CERAWeek: New coal plants, "swimming upstream"

CMS Energy president and CEO David Joos says most of his company’s coal plant fleet is 50 years old, but it’s no golden anniversary.
The Michigan-based company needs to build new plants not to meet demand, since demand is expected to grow by only three-tenths of a percent through 2025. But the aging infrastructure needs to be replaced with newer, more efficient plants.
And yes, he eyes coal plants despite the political unpopularity of coal’s greenhouse gas emissions. Most of Michigan’s power plants are coal-fired.
“Our belief is, coal does make sense,” Joos said, largely because it provides half the nation’s power and the U.S. has more coal reserves than any other country.
“We simply cannot abandon coal. But we do need to determine what is the environmentally acceptable way to use coal in the future,” he said.
But he said overcoming the hurdles to building a new coal plant amid environmental concerns is like “swimming upstream.”
CMS had targeted a new 800-megawatt plant for Bay City, Mich. because it already has an older plant there that needs to be replaced, and the geology at the site lends itself to carbon capture and storage–injecting carbon emissions underground rather than allowing them to spew into the air.
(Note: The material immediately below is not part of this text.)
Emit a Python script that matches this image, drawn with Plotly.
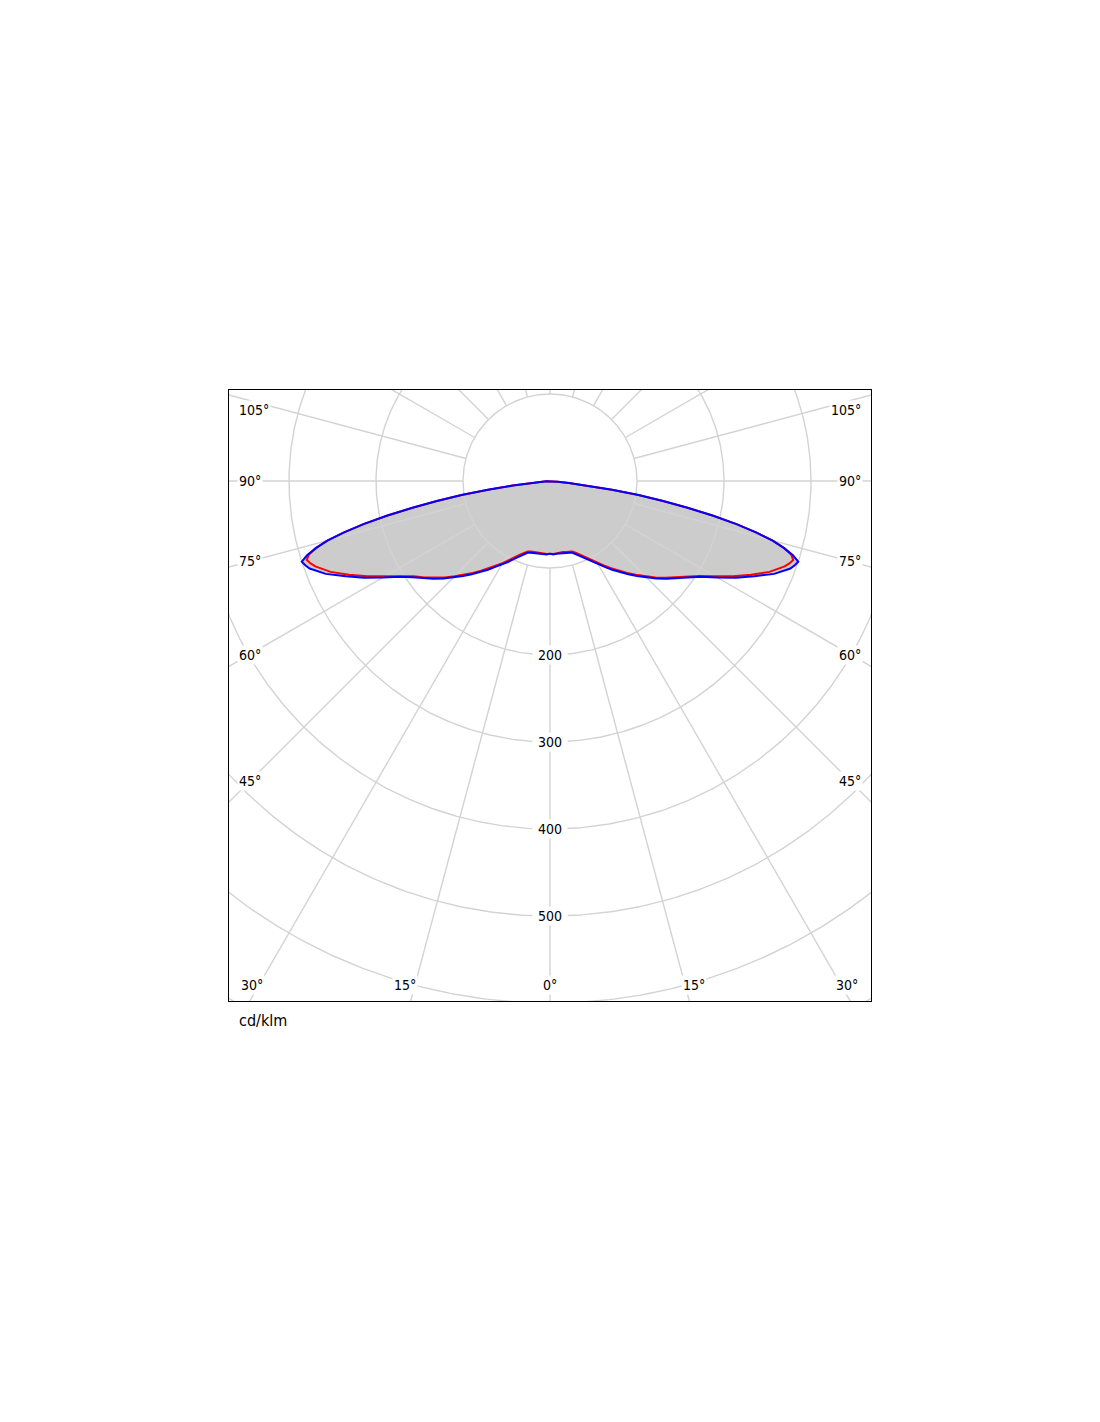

However, this week CMS postponed the plant’s startup to 2017 from 2015 because of regulatory delays and a request from Michigan Gov. Jennifer Granholm to conduct more review on new coal plants.
Joos said the key to the Bay City project is that it would replace older, less efficient plants as well as provide geology conducive to carbon capture “and ultimately result in a significant improvement in our overall carbon footprint.”